A third documents a Japanese-American couple, being married in a Buddhist temple in California decades ago, then silver-haired and loving, despite the fact that during World War II they were forced into a U.S.

internment camp. All these pictures are part of the Sonoma County Survivors Project, a photography and oral history exhibition on display at the Sonoma County Museum in Santa Rosa, California this spring. The brainchild of photographer Phyllis Rosenfield and writer Lisa Slater, the project features approximately 60 photographs, and text in which the survivors tell their stories.

By bringing together three disparate groups of people-Eastern European Jews, Japanese-Americans and Cambodians-each of whom has suffered unique persecution, the Survivors Project is testimony to the fact that oppression is possible under any government, in any time and place. Through Rosenfield’s black-and-white portraits-and the families’ old photographs that she has restored-each atrocity has a face.

Rosenfield and Slater began the Survivors Project five years ago, when the State of California began a new school curriculum on genocide and human rights. Initially, the team planned to photograph and interview only Holocaust survivors, but expanded their project when it was noted that the local population included many Cambodians and Japanese-Americans.

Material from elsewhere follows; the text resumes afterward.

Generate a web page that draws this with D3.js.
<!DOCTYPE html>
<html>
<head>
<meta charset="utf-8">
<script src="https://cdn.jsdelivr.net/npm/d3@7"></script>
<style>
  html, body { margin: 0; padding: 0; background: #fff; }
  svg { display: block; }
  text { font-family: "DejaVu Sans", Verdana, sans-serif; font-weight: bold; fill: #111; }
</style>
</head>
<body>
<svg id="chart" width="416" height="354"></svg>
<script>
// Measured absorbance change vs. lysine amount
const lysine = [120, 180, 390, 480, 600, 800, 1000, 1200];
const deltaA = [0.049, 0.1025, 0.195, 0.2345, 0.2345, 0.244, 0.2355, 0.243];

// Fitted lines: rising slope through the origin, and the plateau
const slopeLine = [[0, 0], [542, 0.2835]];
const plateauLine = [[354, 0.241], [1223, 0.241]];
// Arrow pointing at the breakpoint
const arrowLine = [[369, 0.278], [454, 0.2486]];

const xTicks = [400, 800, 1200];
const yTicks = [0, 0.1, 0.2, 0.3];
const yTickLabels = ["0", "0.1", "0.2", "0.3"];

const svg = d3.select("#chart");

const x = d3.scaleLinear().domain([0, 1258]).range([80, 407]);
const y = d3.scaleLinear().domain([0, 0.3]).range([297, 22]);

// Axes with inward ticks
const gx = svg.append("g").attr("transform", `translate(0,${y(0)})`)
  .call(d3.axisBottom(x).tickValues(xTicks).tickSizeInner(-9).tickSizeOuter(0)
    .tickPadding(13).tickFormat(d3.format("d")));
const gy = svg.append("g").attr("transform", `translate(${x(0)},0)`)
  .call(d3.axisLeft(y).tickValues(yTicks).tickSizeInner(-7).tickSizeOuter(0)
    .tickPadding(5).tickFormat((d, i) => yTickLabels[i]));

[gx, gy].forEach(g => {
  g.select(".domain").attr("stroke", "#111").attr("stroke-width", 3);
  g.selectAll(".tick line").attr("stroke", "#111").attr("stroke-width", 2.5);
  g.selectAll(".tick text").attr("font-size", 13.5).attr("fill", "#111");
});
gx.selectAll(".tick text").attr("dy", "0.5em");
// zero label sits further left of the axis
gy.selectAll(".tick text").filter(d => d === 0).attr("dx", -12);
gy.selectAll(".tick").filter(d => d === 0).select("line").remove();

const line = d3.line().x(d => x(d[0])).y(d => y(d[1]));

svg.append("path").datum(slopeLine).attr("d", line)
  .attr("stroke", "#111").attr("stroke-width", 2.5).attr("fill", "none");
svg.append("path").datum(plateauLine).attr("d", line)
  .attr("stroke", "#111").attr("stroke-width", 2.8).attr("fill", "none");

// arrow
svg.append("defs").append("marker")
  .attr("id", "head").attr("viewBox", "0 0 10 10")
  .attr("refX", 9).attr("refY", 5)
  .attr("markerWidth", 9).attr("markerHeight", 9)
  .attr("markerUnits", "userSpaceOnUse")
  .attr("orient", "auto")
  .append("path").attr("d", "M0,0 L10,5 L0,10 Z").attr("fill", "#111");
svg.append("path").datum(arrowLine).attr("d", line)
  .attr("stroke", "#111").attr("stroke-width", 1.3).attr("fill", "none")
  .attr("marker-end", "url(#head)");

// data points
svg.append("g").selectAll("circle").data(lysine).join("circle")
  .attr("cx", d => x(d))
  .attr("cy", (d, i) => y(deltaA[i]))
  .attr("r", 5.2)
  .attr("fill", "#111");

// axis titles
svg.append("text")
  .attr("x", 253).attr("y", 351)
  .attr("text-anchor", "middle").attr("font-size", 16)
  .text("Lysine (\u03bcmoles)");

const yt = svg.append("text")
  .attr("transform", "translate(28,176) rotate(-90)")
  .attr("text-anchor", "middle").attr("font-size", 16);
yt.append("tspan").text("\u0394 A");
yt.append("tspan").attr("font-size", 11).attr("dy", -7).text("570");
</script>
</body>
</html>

Lisa Slater explains: “We had one group who was oppressed here a while ago, one who was oppressed far away a while ago, and one now whose oppression is still going on.”

Yet the exhibition also communicates hope. Survivors are shown grocery shopping, playing with their grandchildren, cooking dinner-looking like anyone else in America. They are living their lives, speaking in voices that at one time were silenced, cultivating their private gardens. Genocide, racism and cruelty may exist everywhere, but, as documented by the Sonoma County Survivors Project, so does the will to survive.